1917 saw the Battle of 3rd Ypres, Passchendaele!  Starting well and looking on for success the rains came.  It normally rains at that time of year but on this occasion rainfall not seen in a lifetime fell.  The ground became a waste of mud full of holes and wounded men drowned there as the rain fell.  This was not a glorious episode.  There is no doubt Haig knew the conditions, understood the situation yet continued the fight.
Had the rains not arrived as they did it was likely the battle would ave been successful, the high ground taken and a possible advance towards Ostend and the submarine pens achieved.  The mud ended this yet Haig persisted.  
At the beginning of the year Haig made clear to the cabinet the way the war would probably turn out, he was right!  He expected a 'German Push' after which we could shove back at the enemy and return his home.  He knew this was likely but still planned for war into 1919.
The German attack in March that year failed to break the thin British lines.  Pushed back for miles the line held and the German attack ran out of energy.  From then on the exhausted enemy was on the run and the armistice was signed in November 1918.  Haig had won the war, however that was not how he would see it, his army, and allies had won the war, though he would be a very happy man indeed.
Throughout the war, and afterwards, Haigs greatest enemy was Lloyd George the Prime Minister.  His constant interference, his refusal to free reserves, his many attempts to remove the General, all which failed as Haig was the only man fit for the job as all Lloyd Georges men could confirm.  
After the war, Douglas Haig refused rewards until Lloyd George had guaranteed pensions for his men, off al ranks.  Only Haigs insistence on this brought that pension about.  Until his death in 1928 Haig spent his time aiding ex-servicemen, many of whom could not get work as they were disabled.
They had won the war but got little reward.
This book goes into much detail regarding the Field Marshall and I found it tedious at times.  However it gives a good honest objective insight into a strong willed man with vast army experience who obeyed the call and behaved as a 'good soldier.'  Not a charismatic leader, his stability was his strength, especially in dark times.  It is interesting to note that after Lloyd Georges memoirs arrived Haig lost popularity, the media friends of the PM publishing his side of the story.  Haig took the blame for the war dead, yet German generals, French and Italian generals who lost more men, often more incompetently, never received such abuse.  One man alone is responsible for blackening Haigs name and that is the lying, self seeking Prime Minister who shifted responsibility to this general.
Read this book.

  

4 comments:

Dave said...

An interesting synopsis Mr A. Thanks.

Adullamite said...

Dave, It would have been clearer had I written it earlier, a bit sleepy last night.

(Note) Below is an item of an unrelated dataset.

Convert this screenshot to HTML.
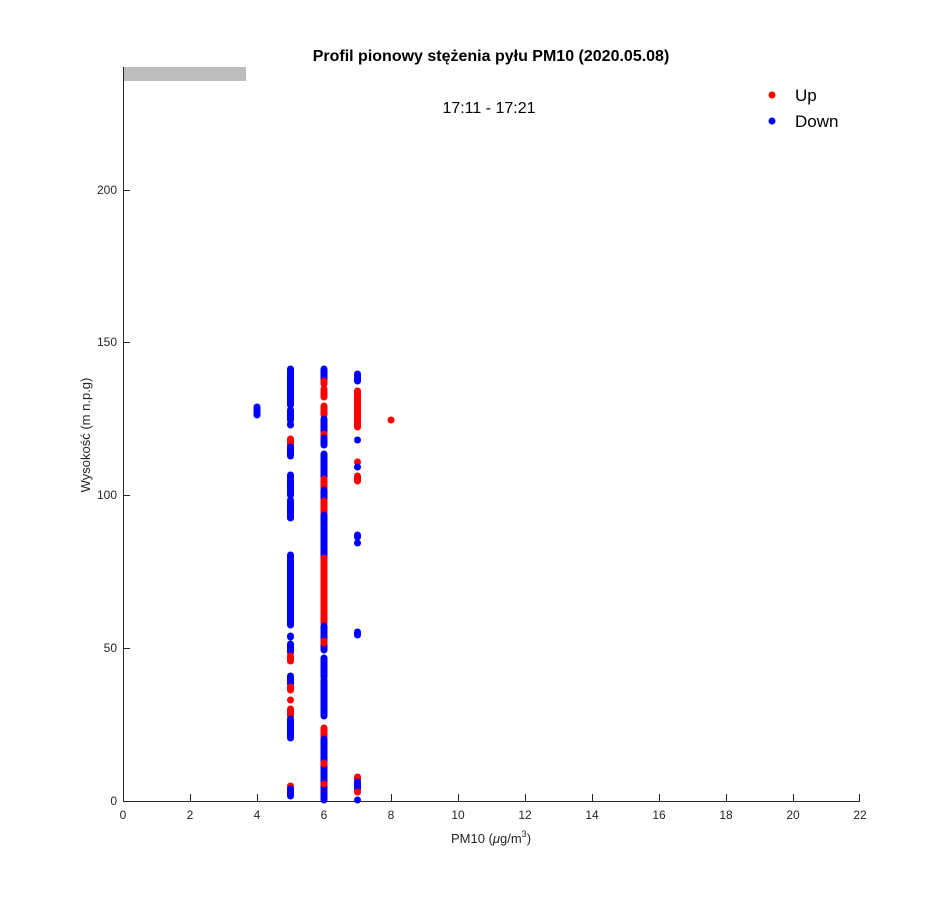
<!DOCTYPE html>
<html><head><meta charset="utf-8"><style>body{margin:0;background:#fff}svg{display:block}text{font-family:"Liberation Sans",sans-serif}</style></head><body>
<svg width="950" height="900" xmlns="http://www.w3.org/2000/svg">
<rect width="950" height="900" fill="#fff"/>
<rect x="123" y="67" width="123" height="14" fill="#bdbdbd"/>
<g stroke="#262626" stroke-width="1" fill="none">
<line x1="123" y1="801.5" x2="860" y2="801.5"/>
<line x1="123.5" y1="67" x2="123.5" y2="801"/>
</g>
<g stroke="#262626" stroke-width="1">
<line x1="123" y1="190.5" x2="130" y2="190.5"/><line x1="123" y1="342.5" x2="130" y2="342.5"/><line x1="123" y1="495.5" x2="130" y2="495.5"/><line x1="123" y1="648.5" x2="130" y2="648.5"/>
<line x1="190.5" y1="801" x2="190.5" y2="794"/><line x1="257.5" y1="801" x2="257.5" y2="794"/><line x1="324.5" y1="801" x2="324.5" y2="794"/><line x1="391.5" y1="801" x2="391.5" y2="794"/><line x1="458.5" y1="801" x2="458.5" y2="794"/><line x1="525.5" y1="801" x2="525.5" y2="794"/><line x1="592.5" y1="801" x2="592.5" y2="794"/><line x1="659.5" y1="801" x2="659.5" y2="794"/><line x1="726.5" y1="801" x2="726.5" y2="794"/><line x1="793.5" y1="801" x2="793.5" y2="794"/><line x1="859.5" y1="801" x2="859.5" y2="794"/>
</g>
<g font-size="12" fill="#262626" text-anchor="end">
<text x="117" y="805">0</text><text x="117" y="652">50</text><text x="117" y="499">100</text><text x="117" y="346">150</text><text x="117" y="194">200</text>
</g>
<g font-size="12" fill="#262626" text-anchor="middle">
<text x="123" y="819">0</text><text x="190" y="819">2</text><text x="257" y="819">4</text><text x="324" y="819">6</text><text x="391" y="819">8</text><text x="458" y="819">10</text><text x="525" y="819">12</text><text x="592" y="819">14</text><text x="659" y="819">16</text><text x="726" y="819">18</text><text x="793" y="819">20</text><text x="860" y="819">22</text>
</g>
<text x="491" y="843" font-size="13" fill="#262626" text-anchor="middle">PM10 (<tspan font-style="italic">μ</tspan>g/m<tspan font-size="9" dy="-6">3</tspan><tspan dy="6">)</tspan></text>
<text transform="translate(90,435) rotate(-90)" font-size="13" fill="#262626" text-anchor="middle">Wysokość (m n.p.g)</text>
<text x="491" y="61" font-size="16" font-weight="bold" text-anchor="middle">Profil pionowy stężenia pyłu PM10 (2020.05.08)</text>
<text x="489" y="113" font-size="16" text-anchor="middle">17:11 - 17:21</text>
<circle cx="772" cy="95" r="3.5" fill="#f00"/><text x="795" y="101" font-size="17">Up</text>
<circle cx="772" cy="121" r="3.5" fill="#00f"/><text x="795" y="127" font-size="17">Down</text>
<g stroke-width="7" stroke-linecap="round">
<line x1="257" y1="407" x2="257" y2="415" stroke="#00f"/>
<g stroke="#00f">
<line x1="290.5" y1="369" x2="290.5" y2="405"/><line x1="290.5" y1="410" x2="290.5" y2="420"/><line x1="290.5" y1="424" x2="290.5" y2="425"/>
<line x1="290.5" y1="439" x2="290.5" y2="445" stroke="#f00"/><line x1="290.5" y1="447" x2="290.5" y2="456"/>
<line x1="290.5" y1="475" x2="290.5" y2="495"/><line x1="290.5" y1="500" x2="290.5" y2="518"/>
<line x1="290.5" y1="555" x2="290.5" y2="625"/><line x1="290.5" y1="636" x2="290.5" y2="637"/><line x1="290.5" y1="644" x2="290.5" y2="652"/>
<line x1="290.5" y1="656" x2="290.5" y2="661" stroke="#f00"/>
<line x1="290.5" y1="676" x2="290.5" y2="684"/><line x1="290.5" y1="687" x2="290.5" y2="690" stroke="#f00"/>
<line x1="290.5" y1="700" x2="290.5" y2="700" stroke="#f00"/><line x1="290.5" y1="709" x2="290.5" y2="716" stroke="#f00"/>
<line x1="290.5" y1="719" x2="290.5" y2="738"/>
<line x1="290.5" y1="786" x2="290.5" y2="787" stroke="#f00"/><line x1="290.5" y1="789" x2="290.5" y2="796"/>
</g>
<g stroke="#00f">
<line x1="324" y1="369" x2="324" y2="380"/><line x1="324" y1="381" x2="324" y2="384" stroke="#f00"/>
<line x1="324" y1="389" x2="324" y2="397" stroke="#f00"/><line x1="324" y1="406" x2="324" y2="415" stroke="#f00"/>
<line x1="324" y1="419" x2="324" y2="432"/><line x1="324" y1="434" x2="324" y2="437" stroke="#f00"/><line x1="324" y1="438" x2="324" y2="445"/>
<line x1="324" y1="454" x2="324" y2="477"/><line x1="324" y1="479" x2="324" y2="488" stroke="#f00"/>
<line x1="324" y1="490" x2="324" y2="500"/><line x1="324" y1="501" x2="324" y2="513" stroke="#f00"/>
<line x1="324" y1="515" x2="324" y2="557"/><line x1="324" y1="558" x2="324" y2="623" stroke="#f00"/>
<line x1="324" y1="626" x2="324" y2="650"/><line x1="324" y1="641" x2="324" y2="643" stroke="#f00"/>
<line x1="324" y1="658" x2="324" y2="677"/><line x1="324" y1="680" x2="324" y2="716"/>
<line x1="324" y1="728" x2="324" y2="737" stroke="#f00"/>
<line x1="324" y1="739" x2="324" y2="800"/><line x1="324" y1="763" x2="324" y2="764" stroke="#f00"/><line x1="324" y1="784" x2="324" y2="784" stroke="#f00"/>
</g>
<g stroke="#00f">
<line x1="357.5" y1="374" x2="357.5" y2="381"/><line x1="357.5" y1="391" x2="357.5" y2="427" stroke="#f00"/>
<line x1="357.5" y1="440" x2="357.5" y2="440"/><line x1="357.5" y1="462" x2="357.5" y2="462" stroke="#f00"/><line x1="357.5" y1="467" x2="357.5" y2="467"/>
<line x1="357.5" y1="476" x2="357.5" y2="481" stroke="#f00"/>
<line x1="357.5" y1="535" x2="357.5" y2="537"/><line x1="357.5" y1="543" x2="357.5" y2="543"/>
<line x1="357.5" y1="632" x2="357.5" y2="635"/>
<line x1="357.5" y1="777" x2="357.5" y2="780" stroke="#f00"/><line x1="357.5" y1="782" x2="357.5" y2="789"/><line x1="357.5" y1="792" x2="357.5" y2="792" stroke="#f00"/><line x1="357.5" y1="800" x2="357.5" y2="800"/>
</g>
<line x1="391" y1="420" x2="391" y2="420" stroke="#f00"/>
</g>
</svg>
</body></html>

the fly in the web said...

When his name was mentioned in my youth it was usually followed by the phrase 'killed more men than the whisky'.
Views have been revised since...but like all too many then and now in the services, 'connections' matter a lot more than ability - and moral courage.
Quite agreed on the character of Lloyd George....

Adullamite said...

Fly, There were lots of stories when I was young from the war, no need for 'social media' rumours and tales spread easily at all times.